I'm not sure if QuotedApostrophe ::= '"' "'" '"' /* ws:explicit */ it's enough, can you give a working rr/src/main/java/de/bottlecaps/railroad/core/Parser.ebnf with the changes to allow it ?

I've tried this changes and it build and run but doesn't show the expected output:

StringLiteral         ::= '"' ('""' | [^"#x9#xA#xD])* '"'
                        | "'" ("''" | [^'#x9#xA#xD])* "'"
GuntherRademacher commented 1 year ago

Thanks for reply ! I did reported incorrectly the issue with rebuilding the parser, it does build but then when trying to run I'm getting: ...

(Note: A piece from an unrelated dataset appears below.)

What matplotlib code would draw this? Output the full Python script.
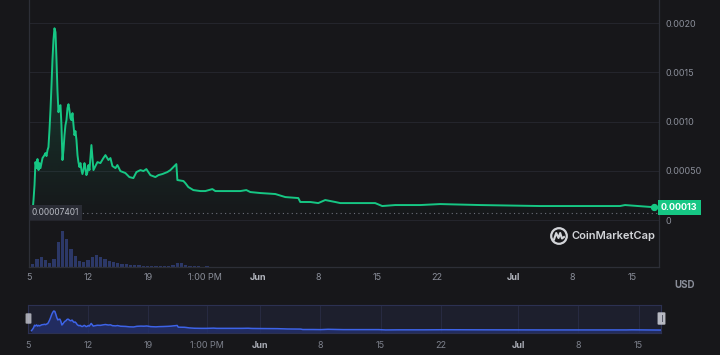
import numpy as np
import matplotlib.pyplot as plt
from matplotlib.patches import Polygon, Circle, Rectangle, FancyBboxPatch
import matplotlib.transforms as mtransforms

plt.rcParams['font.family'] = ['Inter', 'DejaVu Sans']

# x = days since May 5 (00:00)
price_day = [0.41, 0.53, 0.65, 0.76, 0.88, 1.00, 1.12, 1.24, 1.35, 1.59,
             1.82, 1.94, 2.06, 2.18, 2.29, 2.41, 2.53, 2.65, 2.76, 2.88,
             3.00, 3.12, 3.24, 3.35, 3.47, 3.59, 3.71, 3.82, 3.94, 4.06,
             4.18, 4.29, 4.41, 4.53, 4.65, 4.76, 4.88, 5.00, 5.12, 5.24,
             5.35, 5.47, 5.59, 5.71, 5.82, 5.94, 6.06, 6.18, 6.29, 6.41,
             6.53, 6.65, 6.76, 6.88, 7.00, 7.12, 7.35, 7.59, 7.82, 8.06,
             8.41, 8.76, 9.00, 9.35, 9.59, 9.82, 10.18, 10.41, 10.76, 11.35,
             11.82, 12.29, 12.65, 13.12, 13.47, 13.82, 14.29, 14.88, 15.24, 15.71,
             16.29, 16.65, 17.35, 17.47, 18.18, 18.41, 18.76, 19.35, 20.18, 20.76,
             21.59, 21.94, 23.12, 24.88, 25.59, 26.06, 27.24, 29.00, 30.18, 31.71,
             31.94, 33.12, 34.06, 34.88, 36.06, 36.65, 40.76, 41.59, 43.12, 46.06,
             48.41, 53.12, 60.18, 69.59, 70.18, 73.59]
price_usd = [0.000074, 0.000203, 0.000355, 0.000588, 0.000527, 0.000619, 0.000507, 0.000578, 0.000527, 0.000629,
             0.000659, 0.000680, 0.000649, 0.000710, 0.000740, 0.000913, 0.001116, 0.001369, 0.001623, 0.001826,
             0.001947, 0.001907, 0.001623, 0.001318, 0.001095, 0.001156, 0.001166, 0.000963, 0.000609, 0.000710,
             0.000862, 0.000963, 0.001014, 0.001136, 0.001176, 0.001116, 0.001034, 0.001014, 0.001085, 0.000963,
             0.000862, 0.000903, 0.000811, 0.000659, 0.000588, 0.000538, 0.000578, 0.000507, 0.000467, 0.000507,
             0.000578, 0.000527, 0.000456, 0.000487, 0.000558, 0.000507, 0.000761, 0.000507, 0.000548, 0.000588,
             0.000578, 0.000629, 0.000659, 0.000609, 0.000629, 0.000548, 0.000527, 0.000558, 0.000497, 0.000477,
             0.000436, 0.000426, 0.000487, 0.000507, 0.000497, 0.000517, 0.000456, 0.000436, 0.000456, 0.000467,
             0.000487, 0.000507, 0.000568, 0.000406, 0.000396, 0.000375, 0.000335, 0.000304, 0.000294, 0.000294,
             0.000314, 0.000294, 0.000294, 0.000294, 0.000304, 0.000284, 0.000274, 0.000264, 0.000233, 0.000223,
             0.000183, 0.000183, 0.000172, 0.000203, 0.000183, 0.000172, 0.000172, 0.000142, 0.000152, 0.000152,
             0.000162, 0.000152, 0.000142, 0.000142, 0.000152, 0.000130]

# volume (relative units), half-day bars for the first 20 days, daily afterwards
vol_early = [3, 8, 10, 7, 4, 8, 25, 36, 28, 18,
             11, 6, 5, 7, 10, 12, 10, 8, 6, 5,
             4, 3, 3, 2, 2, 2, 1.5, 1.5, 1.5, 1.5,
             1.5, 1.5, 1.5, 2.5, 4, 4, 2.5, 1.5, 1, 1]
vol_late = [0.6, 0.5, 0.5, 0.5, 0.5, 0.4, 0.4, 0.4, 0.4, 0.4,
            0.3, 0.3, 0.3, 0.3, 0.3, 0.3, 0.3, 0.3, 0.3, 0.3,
            0.3, 0.3, 0.3, 0.3, 0.3, 0.3, 0.3, 0.3, 0.3, 0.3,
            0.3, 0.3, 0.3, 0.3, 0.3, 0.3, 0.3, 0.3, 0.3, 0.3,
            0.3, 0.3, 0.3, 0.3, 0.3, 0.3, 0.3, 0.3, 0.3, 0.3,
            0.3, 0.3, 0.3]
vol_day_early = np.arange(0.5, 20.01, 0.5)
vol_day_late = np.arange(21, 74, 1)

tick_days = [0, 7, 14, 20.76, 27, 34, 41, 48, 57, 64, 71]
tick_labels = ['5', '12', '19', '1:00 PM', 'Jun', '8', '15', '22', 'Jul', '8', '15']
ytick_vals = [0, 0.0005, 0.001, 0.0015, 0.002]
ytick_labels = ['0', '0.00050', '0.0010', '0.0015', '0.0020']
first_price = 0.00007401
first_label = '0.00007401'
last_label = '0.00013'

bg = '#17171a'
green = '#16c784'
txt = '#8a8e99'
line_c = '#2d2f37'

fig = plt.figure(figsize=(7.2, 3.55), dpi=100, facecolor=bg)
W, H = 720, 355

# volume bars in their own axes, under the price axes
axv = fig.add_axes([29 / W, 88 / H, 630 / W, 267 / H], facecolor=bg)
axv.set_xlim(0.06, 74.18)
axv.set_ylim(0, 267)
axv.bar(vol_day_early, vol_early, width=0.4, color='#2f3c70', alpha=0.9, lw=0)
axv.bar(vol_day_late, vol_late, width=0.4, color='#2f3c70', alpha=0.9, lw=0)
axv.set_xticks([])
axv.set_yticks([])
for s in axv.spines.values():
    s.set_visible(False)

ax = fig.add_axes([29 / W, 88 / H, 630 / W, 267 / H])
ax.patch.set_visible(False)

for v in ytick_vals:
    ax.axhline(v, color='#24252c', lw=0.8, zorder=0)

# gradient fill under the price line
verts = list(zip(price_day, price_usd)) + [(price_day[-1], 0), (price_day[0], 0)]
poly = Polygon(verts, closed=True, fc='none', ec='none')
ax.add_patch(poly)
grad = np.zeros((256, 1, 4))
grad[:, 0, 0] = 22 / 255
grad[:, 0, 1] = 199 / 255
grad[:, 0, 2] = 132 / 255
grad[:, 0, 3] = np.linspace(0.0, 0.24, 256)
img = ax.imshow(grad, extent=[0, 74, 0, max(price_usd)], origin='lower',
                aspect='auto', zorder=1, interpolation='bilinear')
img.set_clip_path(poly)
ax.set_xlim(0.06, 74.18)
ax.set_ylim(-0.000477, 0.002234)

ax.plot(price_day, price_usd, color=green, lw=1.4, zorder=3, solid_joinstyle='round')
ax.scatter([price_day[-1]], [price_usd[-1]], s=18, color=green, zorder=4)

ax.axhline(first_price, color='#6c6f79', lw=0.8, ls=(0, (1, 3)), zorder=2)

blend = mtransforms.blended_transform_factory(ax.transAxes, ax.transData)
ax.text(0.004, first_price, first_label, transform=blend,
        ha='left', va='center', fontsize=6, color='#b9bcc4', zorder=6,
        bbox=dict(boxstyle='square,pad=0.35', fc='#2a2c35', ec='none'))
ax.text(1.003, price_usd[-1], last_label, transform=blend,
        ha='left', va='center', fontsize=6.5, fontweight='bold', color='white', zorder=6,
        bbox=dict(boxstyle='square,pad=0.35', fc=green, ec='none'), clip_on=False)

ax.yaxis.tick_right()
ax.set_yticks(ytick_vals)
ax.set_yticklabels(ytick_labels)
ax.set_xticks(tick_days)
ax.set_xticklabels(tick_labels)
ax.tick_params(axis='y', length=0, pad=5, labelsize=6.5, labelcolor=txt)
ax.tick_params(axis='x', length=0, pad=4, labelsize=6.5, labelcolor=txt)
for lab in ax.get_xticklabels():
    if lab.get_text() in ('Jun', 'Jul'):
        lab.set_fontweight('bold')
        lab.set_color('#b3b6be')
ax.spines['top'].set_visible(False)
for s in ['left', 'right', 'bottom']:
    ax.spines[s].set_color(line_c)
    ax.spines[s].set_linewidth(0.9)

fig.text(674 / W, 1 - 285 / H, 'USD', fontsize=7, fontweight='bold', color=txt, va='center')

# watermark
fig.text(572 / W, 1 - 236 / H, 'CoinMarketCap', fontsize=8, fontweight='semibold',
         color='#d3d5d9', va='center', ha='left')
lax = fig.add_axes([549 / W, 1 - 246 / H, 20 / W, 20 / H])
lax.set_xlim(-1, 1)
lax.set_ylim(-1, 1)
lax.axis('off')
lax.add_patch(Circle((0, 0), 0.78, fc='none', ec='#d3d5d9', lw=1.6))
lax.plot([-0.5, -0.28, -0.05, 0.12, 0.3, 0.5], [-0.35, 0.3, -0.2, 0.3, -0.25, -0.1],
         color='#d3d5d9', lw=1.5, solid_joinstyle='round')

# navigator
nav = fig.add_axes([28 / W, 22 / H, 633 / W, 28 / H], facecolor='#1d1f2d')
nav.set_xlim(0.0, 73.6)
nav.set_ylim(-0.00015, 0.00252)
for d in tick_days:
    nav.axvline(d, color='#292d45', lw=0.6, zorder=0)
nav.fill_between(price_day, price_usd, -0.00015, color='#243172', alpha=0.75, lw=0, zorder=1)
nav.plot(price_day, price_usd, color='#3d63e8', lw=1.1, zorder=2)
nav.set_yticks([])
nav.set_xticks(tick_days)
nav.set_xticklabels(tick_labels)
nav.tick_params(axis='x', length=0, pad=6, labelsize=6.5, labelcolor='#7d818c')
for lab in nav.get_xticklabels():
    if lab.get_text() in ('Jun', 'Jul'):
        lab.set_fontweight('bold')
        lab.set_color('#a9acb5')
for s in nav.spines.values():
    s.set_color('#2c3152')
    s.set_linewidth(0.8)

# navigator handles
fig.patches.append(FancyBboxPatch((27 / W, 1 - 323 / H), 3 / W, 9 / H, boxstyle='round,pad=0.002',
                                  transform=fig.transFigure, fc='#c9cbd3', ec='none', alpha=0.8))
fig.patches.append(FancyBboxPatch((659 / W, 1 - 324 / H), 5 / W, 11 / H, boxstyle='round,pad=0.002',
                                  transform=fig.transFigure, fc='#c9cbd3', ec='none', alpha=0.9))
for xx in (660.8, 662.4):
    fig.patches.append(Rectangle((xx / W, 1 - 322 / H), 0.5 / W, 7 / H, transform=fig.transFigure,
                                 fc='#555865', ec='none'))

fig.savefig('out.png', dpi=100, facecolor=bg)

Thanks for letting me know. Now fixed with 517c1f934faa6a2d6bb93d9354f3ce1104d42ab5

mingodad commented 1 year ago

I'm testing with this modified grammar that only add MixedStringLiteral ::= '"a quoted ''string''"' /* ws: explicit */:

/* extracted from https://www.bottlecaps.de/rr/ui on Tue Jan 31, 2023, 10:03 (UTC+01)
 */

Grammar  ::= Production*
Production
         ::= NCName '::=' ( Choice | Link )
NCName   ::= [http://www.w3.org/TR/xml-names/#NT-NCName]
Choice   ::= SequenceOrDifference ( '|' SequenceOrDifference )*
SequenceOrDifference
         ::= (Item ( '-' Item | Item* ))?
Item     ::= Primary ( '?' | '*' | '+' )*
Primary  ::= NCName | StringLiteral | CharCode | CharClass | '(' Choice ')'
StringLiteral
         ::= '"' [^"]* '"' | "'" [^']* "'"
          /* ws: explicit */
MixedStringLiteral
         ::= '"a quoted ''string''"'
          /* ws: explicit */
CharCode ::= '#x' [0-9a-fA-F]+
          /* ws: explicit */
CharClass
         ::= '[' '^'? ( Char | CharCode | CharRange | CharCodeRange )+ ']'
          /* ws: explicit */
Char     ::= [http://www.w3.org/TR/xml#NT-Char]
CharRange
         ::= Char '-' ( Char - ']' )
          /* ws: explicit */
CharCodeRange
         ::= CharCode '-' CharCode
          /* ws: explicit */
Link     ::= '[' URL ']'
URL      ::= [^#x5D:/?#]+ '://' [^#x5D#]+ ('#' NCName)?
          /* ws: explicit */
Whitespace
         ::= S | Comment
S        ::= #x9 | #xA | #xD | #x20
Comment  ::= '/*' ( [^*] | '*'+ [^*/] )* '*'* '*/'
          /* ws: explicit */

With the current rr it does show the MixedStringLiteral but with my modified parser grammar:

StringLiteral         ::= '"' ('""' | [^"#x9#xA#xD])* '"'
                        | "'" ("''" | [^'#x9#xA#xD])* "'"

The MixedStringLiteral nonterminal simply disappear from the ouptut without any error message.

GuntherRademacher commented 1 year ago

I'm not sure if QuotedApostrophe ::= '"' "'" '"' /* ws:explicit */ it's enough,

It is definitely enough, as far as the syntax is concerned. But the processing logic needs to be adapted as well, i.e. you need to at least unescape these quotes when getting the literal's net content, and also take care of the escaping, when serializing it back to its quoted representation.

GuntherRademacher commented 1 year ago

The MixedStringLiteral nonterminal simply disappear from the ouptut without any error message.

This is an effect of the Inline literals option.

mingodad commented 1 year ago

Thank you again for all your help ! But it's strange that you do not recognize the need to have a way to escape single/double quotes to allow have both of then inside strings (it's normally a common functionality in any programming language).